Task objective:
Leave out the pictures and repeat the rest of the material exactly.

Data provided:
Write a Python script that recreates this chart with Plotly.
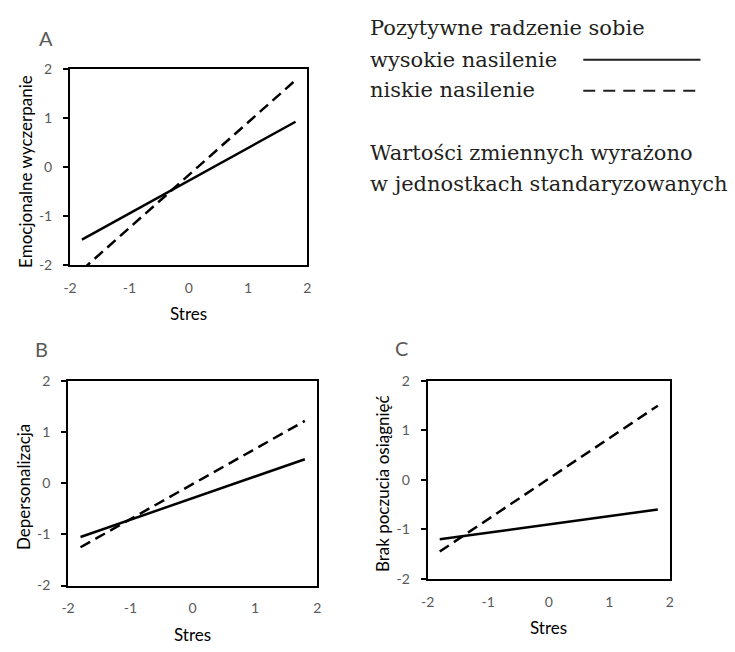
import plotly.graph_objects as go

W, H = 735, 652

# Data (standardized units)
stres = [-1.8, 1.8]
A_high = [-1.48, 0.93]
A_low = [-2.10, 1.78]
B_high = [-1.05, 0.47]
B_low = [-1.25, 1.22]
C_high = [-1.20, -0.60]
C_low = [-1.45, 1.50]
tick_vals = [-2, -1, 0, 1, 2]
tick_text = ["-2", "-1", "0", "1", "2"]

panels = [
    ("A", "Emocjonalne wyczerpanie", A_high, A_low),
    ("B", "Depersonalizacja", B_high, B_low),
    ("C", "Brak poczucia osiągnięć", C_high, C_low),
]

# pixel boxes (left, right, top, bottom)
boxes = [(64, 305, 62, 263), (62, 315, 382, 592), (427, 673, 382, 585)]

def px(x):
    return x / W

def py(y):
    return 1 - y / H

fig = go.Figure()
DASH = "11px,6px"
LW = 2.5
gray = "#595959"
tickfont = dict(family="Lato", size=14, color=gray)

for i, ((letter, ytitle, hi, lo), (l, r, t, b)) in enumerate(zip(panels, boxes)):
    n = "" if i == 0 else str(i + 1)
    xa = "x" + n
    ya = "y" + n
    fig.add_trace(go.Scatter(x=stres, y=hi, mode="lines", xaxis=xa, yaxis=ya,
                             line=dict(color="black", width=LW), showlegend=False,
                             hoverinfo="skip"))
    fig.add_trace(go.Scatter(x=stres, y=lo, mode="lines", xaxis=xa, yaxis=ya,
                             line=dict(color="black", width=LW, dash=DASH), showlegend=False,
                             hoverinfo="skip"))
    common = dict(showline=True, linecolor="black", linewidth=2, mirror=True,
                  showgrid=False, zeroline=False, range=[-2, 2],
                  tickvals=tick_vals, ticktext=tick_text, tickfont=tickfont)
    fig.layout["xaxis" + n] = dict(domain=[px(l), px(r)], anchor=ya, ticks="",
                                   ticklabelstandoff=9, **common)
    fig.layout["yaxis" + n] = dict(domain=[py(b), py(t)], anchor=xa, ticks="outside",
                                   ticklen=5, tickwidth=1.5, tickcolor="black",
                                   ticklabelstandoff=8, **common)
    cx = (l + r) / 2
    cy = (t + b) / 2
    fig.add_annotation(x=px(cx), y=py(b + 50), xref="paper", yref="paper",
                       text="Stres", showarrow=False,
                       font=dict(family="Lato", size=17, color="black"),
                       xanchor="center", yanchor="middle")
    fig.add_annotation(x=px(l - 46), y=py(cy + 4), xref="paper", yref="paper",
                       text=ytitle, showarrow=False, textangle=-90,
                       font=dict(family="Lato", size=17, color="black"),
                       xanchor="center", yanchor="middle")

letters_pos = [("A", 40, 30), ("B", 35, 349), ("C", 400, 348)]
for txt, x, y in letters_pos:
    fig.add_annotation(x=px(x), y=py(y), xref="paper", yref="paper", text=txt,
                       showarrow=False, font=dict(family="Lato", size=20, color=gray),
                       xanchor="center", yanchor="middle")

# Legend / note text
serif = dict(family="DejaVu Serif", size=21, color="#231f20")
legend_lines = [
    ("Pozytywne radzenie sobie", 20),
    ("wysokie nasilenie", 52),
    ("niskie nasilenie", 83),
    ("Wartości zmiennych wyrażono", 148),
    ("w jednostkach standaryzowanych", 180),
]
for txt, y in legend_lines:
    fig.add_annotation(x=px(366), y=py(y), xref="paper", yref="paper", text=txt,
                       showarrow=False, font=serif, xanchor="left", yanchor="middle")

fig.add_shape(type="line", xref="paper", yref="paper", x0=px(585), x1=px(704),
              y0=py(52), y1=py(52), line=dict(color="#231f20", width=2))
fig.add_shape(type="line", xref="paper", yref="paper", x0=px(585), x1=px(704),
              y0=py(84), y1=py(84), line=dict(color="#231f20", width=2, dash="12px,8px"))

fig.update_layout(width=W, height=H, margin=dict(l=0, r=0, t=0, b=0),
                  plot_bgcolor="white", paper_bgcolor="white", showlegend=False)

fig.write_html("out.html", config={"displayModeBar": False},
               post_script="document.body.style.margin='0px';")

Final result:
Write a Python script that recreates this chart with Plotly.
import plotly.graph_objects as go

W, H = 735, 652

# Data (standardized units)
stres = [-1.8, 1.8]
A_high = [-1.48, 0.93]
A_low = [-2.10, 1.78]
B_high = [-1.05, 0.47]
B_low = [-1.25, 1.22]
C_high = [-1.20, -0.60]
C_low = [-1.45, 1.50]
tick_vals = [-2, -1, 0, 1, 2]
tick_text = ["-2", "-1", "0", "1", "2"]

panels = [
    ("A", "Emocjonalne wyczerpanie", A_high, A_low),
    ("B", "Depersonalizacja", B_high, B_low),
    ("C", "Brak poczucia osiągnięć", C_high, C_low),
]

# pixel boxes (left, right, top, bottom)
boxes = [(64, 305, 62, 263), (62, 315, 382, 592), (427, 673, 382, 585)]

def px(x):
    return x / W

def py(y):
    return 1 - y / H

fig = go.Figure()
DASH = "11px,6px"
LW = 2.5
gray = "#595959"
tickfont = dict(family="Lato", size=14, color=gray)

for i, ((letter, ytitle, hi, lo), (l, r, t, b)) in enumerate(zip(panels, boxes)):
    n = "" if i == 0 else str(i + 1)
    xa = "x" + n
    ya = "y" + n
    fig.add_trace(go.Scatter(x=stres, y=hi, mode="lines", xaxis=xa, yaxis=ya,
                             line=dict(color="black", width=LW), showlegend=False,
                             hoverinfo="skip"))
    fig.add_trace(go.Scatter(x=stres, y=lo, mode="lines", xaxis=xa, yaxis=ya,
                             line=dict(color="black", width=LW, dash=DASH), showlegend=False,
                             hoverinfo="skip"))
    common = dict(showline=True, linecolor="black", linewidth=2, mirror=True,
                  showgrid=False, zeroline=False, range=[-2, 2],
                  tickvals=tick_vals, ticktext=tick_text, tickfont=tickfont)
    fig.layout["xaxis" + n] = dict(domain=[px(l), px(r)], anchor=ya, ticks="",
                                   ticklabelstandoff=9, **common)
    fig.layout["yaxis" + n] = dict(domain=[py(b), py(t)], anchor=xa, ticks="outside",
                                   ticklen=5, tickwidth=1.5, tickcolor="black",
                                   ticklabelstandoff=8, **common)
    cx = (l + r) / 2
    cy = (t + b) / 2
    fig.add_annotation(x=px(cx), y=py(b + 50), xref="paper", yref="paper",
                       text="Stres", showarrow=False,
                       font=dict(family="Lato", size=17, color="black"),
                       xanchor="center", yanchor="middle")
    fig.add_annotation(x=px(l - 46), y=py(cy + 4), xref="paper", yref="paper",
                       text=ytitle, showarrow=False, textangle=-90,
                       font=dict(family="Lato", size=17, color="black"),
                       xanchor="center", yanchor="middle")

letters_pos = [("A", 40, 30), ("B", 35, 349), ("C", 400, 348)]
for txt, x, y in letters_pos:
    fig.add_annotation(x=px(x), y=py(y), xref="paper", yref="paper", text=txt,
                       showarrow=False, font=dict(family="Lato", size=20, color=gray),
                       xanchor="center", yanchor="middle")

# Legend / note text
serif = dict(family="DejaVu Serif", size=21, color="#231f20")
legend_lines = [
    ("Pozytywne radzenie sobie", 20),
    ("wysokie nasilenie", 52),
    ("niskie nasilenie", 83),
    ("Wartości zmiennych wyrażono", 148),
    ("w jednostkach standaryzowanych", 180),
]
for txt, y in legend_lines:
    fig.add_annotation(x=px(366), y=py(y), xref="paper", yref="paper", text=txt,
                       showarrow=False, font=serif, xanchor="left", yanchor="middle")

fig.add_shape(type="line", xref="paper", yref="paper", x0=px(585), x1=px(704),
              y0=py(52), y1=py(52), line=dict(color="#231f20", width=2))
fig.add_shape(type="line", xref="paper", yref="paper", x0=px(585), x1=px(704),
              y0=py(84), y1=py(84), line=dict(color="#231f20", width=2, dash="12px,8px"))

fig.update_layout(width=W, height=H, margin=dict(l=0, r=0, t=0, b=0),
                  plot_bgcolor="white", paper_bgcolor="white", showlegend=False)

fig.write_html("out.html", config={"displayModeBar": False},
               post_script="document.body.style.margin='0px';")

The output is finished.